Tuesday, 30 December 2008 - 5:29 pm

No more smart remarks

We were supposed to make it to the hospital today.  We’re on the wrong side of the river now, and I don’t know if Simon is going to make it.  I think his burns are getting infected.

 

Yesterday, I felt lighter after the encounter with the looters.  Like maybe we were on top of things.  We weren’t even close.  Just when we think we know how bad it is, we’re proved wrong.

Looting and pillaging seems to be the norm in this part of the city.  The group we encountered yesterday was mostly young men and a few teenaged girls.  Today we came across adults and it was completely different.

Again, we heard them before we saw them, but that didn’t prepare us for what we saw when we came around the corner.  I don’t know how many of them there were – a lot, enough to qualify as a mob.  All of them armed with something.  All of them caught up in what they were doing, which was using those weapons against each other.

I don’t know what they were fighting about.  I’m not even sure if it was between two groups, or three, or just a free-for-all.  All I know is that it was awful, and there was a lot of blood and screaming.  Some of it in pain, most of it in anger.  They were dogs, tearing at each other.

There were people running away from the roiling mass of it, and we soon became part of the flight.  The fight was moving down the street and we did not want to get caught up in it.  The little ones were snatched up and Simon was hitched up onto stronger shoulders.

I didn’t know what the popping sound was at first.  It didn’t sound like a gun, but I’d never heard a real one before.  All I knew was that everyone started to run faster and harder, and we didn’t look back.

 

The only place to go was back to the river.  The noises of the fight chased us, right up onto the riverside boulevard. Whoever was up front turned onto a bridge and the rest of us followed.  It was worse for wear; I think a ship had hit it, snapped it in the middle.  It moved and creaked and shed chunks of itself into the awful water under us.  We didn’t dare stop and we couldn’t go back; the fighting had followed us right up to the end of the bridge.

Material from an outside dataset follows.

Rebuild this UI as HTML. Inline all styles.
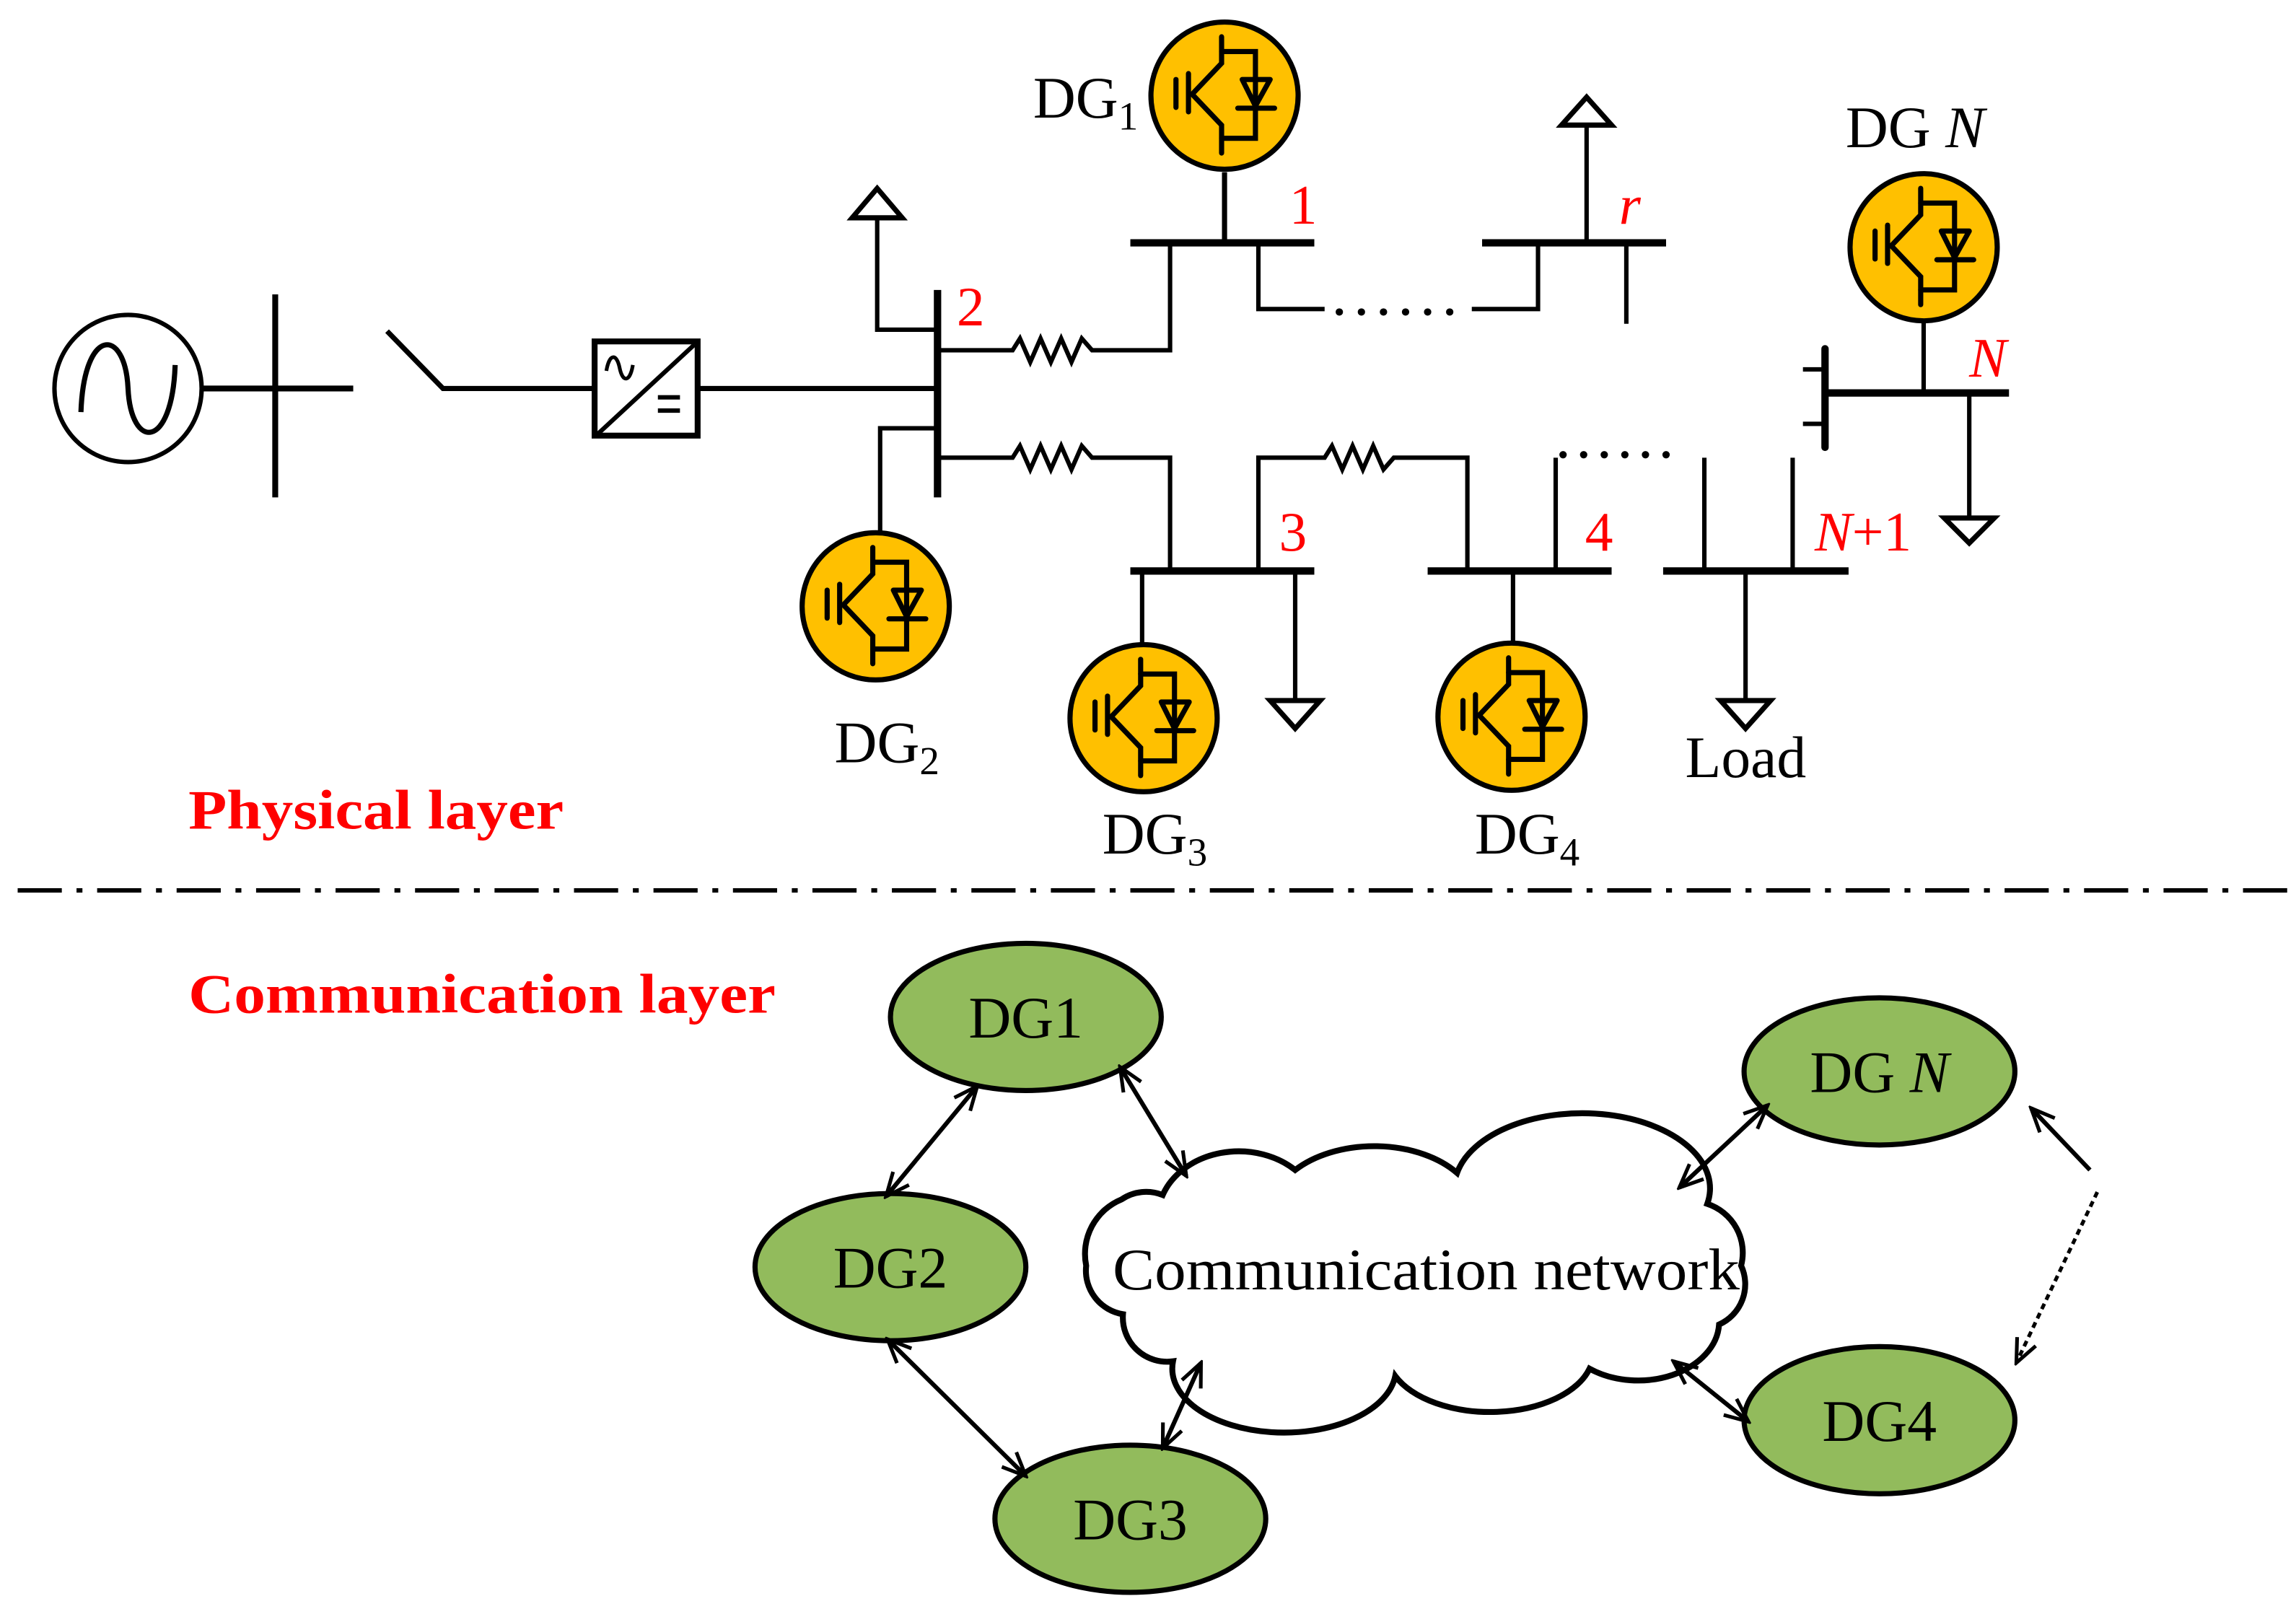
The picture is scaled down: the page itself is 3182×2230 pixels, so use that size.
<!DOCTYPE html>
<html><head><meta charset="utf-8"><style>
html,body{margin:0;padding:0;background:#fff;}
svg{display:block;}
text{font-family:"Liberation Serif",serif;}
</style></head><body>
<svg width="3182" height="2230" viewBox="0 0 1560 1093.3" preserveAspectRatio="none" xmlns="http://www.w3.org/2000/svg">
<defs>
<g id="dg">
<circle cx="0" cy="0" r="50" fill="#FFC000" stroke="#000" stroke-width="3.5"/>
<g stroke="#000" stroke-width="3.5" fill="none" stroke-linecap="round">
<line x1="-33" y1="-11" x2="-33" y2="8"/>
<line x1="-24.5" y1="-15" x2="-24.5" y2="11"/>
<polyline points="-2,-40 -2,-22 -22,-1 -2,20 -2,39"/>
<polyline points="-2,-30 21,-30 21,29 -2,29"/>
<polygon points="12,-11 31,-11 21,7" stroke-linejoin="round"/>
<line x1="9" y1="8.5" x2="34" y2="8.5"/>
</g>
</g>
<marker id="ah" viewBox="0 0 20 20" refX="18" refY="10" markerWidth="20" markerHeight="20" markerUnits="userSpaceOnUse" orient="auto-start-reverse">
<polyline points="2,3 18,10 2,17" fill="none" stroke="#000" stroke-width="2.5"/>
</marker>
</defs>

<g stroke="#000" stroke-width="3" fill="none">
<circle cx="87" cy="264" r="50"/>
<path d="M55,280 C57,222 85,222 87,264 C89,306 117,306 119,248" stroke-width="3.5"/>
<line x1="137" y1="264" x2="240" y2="264" stroke-width="4"/>
<line x1="187" y1="200" x2="187" y2="338" stroke-width="4"/>
<polyline points="263,225 301,264 403,264" stroke-width="3.5"/>
<rect x="404" y="232" width="70" height="64" stroke-width="4"/>
<line x1="406" y1="295" x2="472" y2="234"/>
<line x1="475" y1="264" x2="637" y2="264" stroke-width="3.5"/>
<line x1="637" y1="197" x2="637" y2="338" stroke-width="5"/>
<polyline points="637,224 596,224 596,148" stroke-width="3"/>
<polygon points="596,128 579,148 613,148" stroke-width="3.5"/>
<polyline points="637,291 598,291 598,362" stroke-width="3"/>
<polyline points="637,238 688,238 693,230 700,246 707,230 714,246 721,230 728,246 735,230 742,238 795,238 795,165" stroke-width="3"/>
<line x1="768" y1="165" x2="893" y2="165" stroke-width="5"/>
<line x1="832" y1="165" x2="832" y2="117" stroke-width="3.5"/>
<polyline points="855,165 855,210 900,210" stroke-width="3"/>
<polyline points="1000,210 1045,210 1045,165" stroke-width="3"/>
<line x1="1007" y1="165" x2="1132" y2="165" stroke-width="5"/>
<line x1="1078" y1="165" x2="1078" y2="85" stroke-width="3"/>
<polygon points="1078,66 1061,85 1095,85" stroke-width="3.5"/>
<line x1="1105" y1="165" x2="1105" y2="220" stroke-width="3"/>
<polyline points="637,311 688,311 693,303 700,319 707,303 714,319 721,303 728,319 735,303 742,311 795,311 795,388" stroke-width="3"/>
<line x1="768" y1="388" x2="893" y2="388" stroke-width="5"/>
<line x1="776" y1="388" x2="776" y2="437" stroke-width="3"/>
<polyline points="855,388 855,311 900,311 905,303 912,319 919,303 926,319 933,303 940,319 947,311 997,311 997,388" stroke-width="3"/>
<line x1="880" y1="388" x2="880" y2="476" stroke-width="3"/>
<polygon points="863,476 897,476 880,495" stroke-width="3.5"/>
<line x1="970" y1="388" x2="1095" y2="388" stroke-width="5"/>
<line x1="1028" y1="388" x2="1028" y2="437" stroke-width="3"/>
<line x1="1057" y1="388" x2="1057" y2="311" stroke-width="3"/>
<line x1="1130" y1="388" x2="1256" y2="388" stroke-width="5"/>
<line x1="1158" y1="388" x2="1158" y2="311" stroke-width="3"/>
<line x1="1218" y1="388" x2="1218" y2="311" stroke-width="3"/>
<line x1="1186" y1="388" x2="1186" y2="476" stroke-width="3"/>
<polygon points="1169,476 1203,476 1186,495" stroke-width="3.5"/>
<line x1="1240" y1="237" x2="1240" y2="304" stroke-width="5" stroke-linecap="round"/>
<line x1="1225" y1="251" x2="1240" y2="251" stroke-width="3"/>
<line x1="1225" y1="288" x2="1240" y2="288" stroke-width="3"/>
<line x1="1240" y1="267" x2="1365" y2="267" stroke-width="5"/>
<line x1="1307" y1="267" x2="1307" y2="219" stroke-width="3"/>
<line x1="1338" y1="267" x2="1338" y2="352" stroke-width="3"/>
<polygon points="1321,352 1355,352 1338,369" stroke-width="3.5"/>
</g>
<path d="M412,252 C414,240 419,240 421,250 C423,260 428,260 430,248" fill="none" stroke="#000" stroke-width="2.5"/>
<g stroke="#000" stroke-width="3"><line x1="447" y1="270" x2="462" y2="270"/><line x1="447" y1="279" x2="462" y2="279"/></g>
<g fill="#000">
<circle cx="910" cy="212" r="2.5"/><circle cx="925" cy="212" r="2.5"/><circle cx="940" cy="212" r="2.5"/><circle cx="955" cy="212" r="2.5"/><circle cx="970" cy="212" r="2.5"/><circle cx="985" cy="212" r="2.5"/>
<circle cx="1062" cy="309" r="2.5"/><circle cx="1076" cy="309" r="2.5"/><circle cx="1090" cy="309" r="2.5"/><circle cx="1104" cy="309" r="2.5"/><circle cx="1118" cy="309" r="2.5"/><circle cx="1132" cy="309" r="2.5"/>
</g>
<use href="#dg" x="832" y="65"/>
<use href="#dg" x="595" y="412"/>
<use href="#dg" x="777" y="488"/>
<use href="#dg" x="1027" y="487"/>
<use href="#dg" x="1307" y="168"/>

<g font-size="40" fill="#000">
<text x="702" y="80">DG<tspan font-size="27" dy="8">1</tspan></text>
<text x="567" y="518">DG<tspan font-size="27" dy="8">2</tspan></text>
<text x="749" y="580">DG<tspan font-size="27" dy="8">3</tspan></text>
<text x="1002" y="580">DG<tspan font-size="27" dy="8">4</tspan></text>
<text x="1254" y="100">DG <tspan font-style="italic">N</tspan></text>
<text x="1145" y="528">Load</text>
</g>
<g font-size="38" fill="#f00">
<text x="650" y="221">2</text>
<text x="876" y="152">1</text>
<text x="1100" y="152" font-style="italic">r</text>
<text x="869" y="374">3</text>
<text x="1077" y="374">4</text>
<text x="1233" y="374"><tspan font-style="italic">N</tspan>+1</text>
<text x="1338" y="256" font-style="italic">N</text>
</g>
<text x="128" y="563" font-size="38" font-weight="bold" fill="#f00" textLength="255" lengthAdjust="spacingAndGlyphs">Physical layer</text>
<text x="128" y="688" font-size="38" font-weight="bold" fill="#f00" textLength="399" lengthAdjust="spacingAndGlyphs">Communication layer</text>
<line x1="12" y1="605" x2="1555" y2="605" stroke="#000" stroke-width="3" stroke-dasharray="30,10,4,10"/>

<path d="M790,812 A55,45 0 0 1 880,795 A70,45 0 0 1 990,797 A85,50 0 0 1 1160,818 A35,35 0 0 1 1183,860 A30,30 0 0 1 1168,900 A55,40 0 0 1 1080,930 A70,40 0 0 1 948,935 A70,40 0 0 1 797,925 A30,30 0 0 1 763,893 A30,30 0 0 1 738,860 A40,40 0 0 1 762,815 A30,30 0 0 1 790,812 Z" fill="#fff" stroke="#000" stroke-width="4"/>
<text x="756" y="876" font-size="40" textLength="426" lengthAdjust="spacingAndGlyphs">Communication network</text>
<g fill="#92BB5C" stroke="#000" stroke-width="3.5">
<ellipse cx="697" cy="691" rx="92" ry="50"/>
<ellipse cx="605" cy="861" rx="92" ry="50"/>
<ellipse cx="768" cy="1032" rx="92" ry="50"/>
<ellipse cx="1277" cy="728" rx="92" ry="50"/>
<ellipse cx="1277" cy="965" rx="92" ry="50"/>
</g>
<g font-size="40" fill="#000" text-anchor="middle">
<text x="697" y="705">DG1</text>
<text x="605" y="875">DG2</text>
<text x="768" y="1046">DG3</text>
<text x="1277" y="742">DG <tspan font-style="italic">N</tspan></text>
<text x="1277" y="979">DG4</text>
</g>
<g stroke="#000" stroke-width="3" marker-start="url(#ah)" marker-end="url(#ah)">
<line x1="664" y1="738" x2="602" y2="813"/>
<line x1="761" y1="725" x2="806" y2="799"/>
<line x1="603" y1="910" x2="697" y2="1003"/>
<line x1="790" y1="984" x2="816" y2="926"/>
<line x1="1141" y1="807" x2="1201" y2="751"/>
<line x1="1137" y1="925" x2="1188" y2="966"/>
</g>
<line x1="1420" y1="795" x2="1380" y2="753" stroke="#000" stroke-width="3" marker-end="url(#ah)"/>
<line x1="1425" y1="810" x2="1370" y2="926" stroke="#000" stroke-width="2.5" stroke-dasharray="4,3" marker-end="url(#ah)"/>
</svg>
</body></html>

Liz almost slipped through a crack; Sally and Delaine had to grab her and pull her back up.  I grabbed a fistful of Dillon’s shirt when he wobbled and didn’t let go until we reached the riverbank.  I think he kept me up as much as the other way around.

 

That could have been us yesterday.  If we had come across a different group, if they had taken what I said a different way.  If the wind had been blowing in the wrong direction.  Thinking about it makes me feel ill.

And now here we are on the wrong side of the river again.  West from the CBD, but close enough that clouds of smoke blow past us every now and then.  We’ve almost come full circle.

I don’t want to go back; I don’t want to complete the circle.  I want to go home.  I want to get the sound of bats breaking bones out of my head.  I want to put my eyes out so that I don’t have to see any more blood and pain and death.  I want the world to make sense again.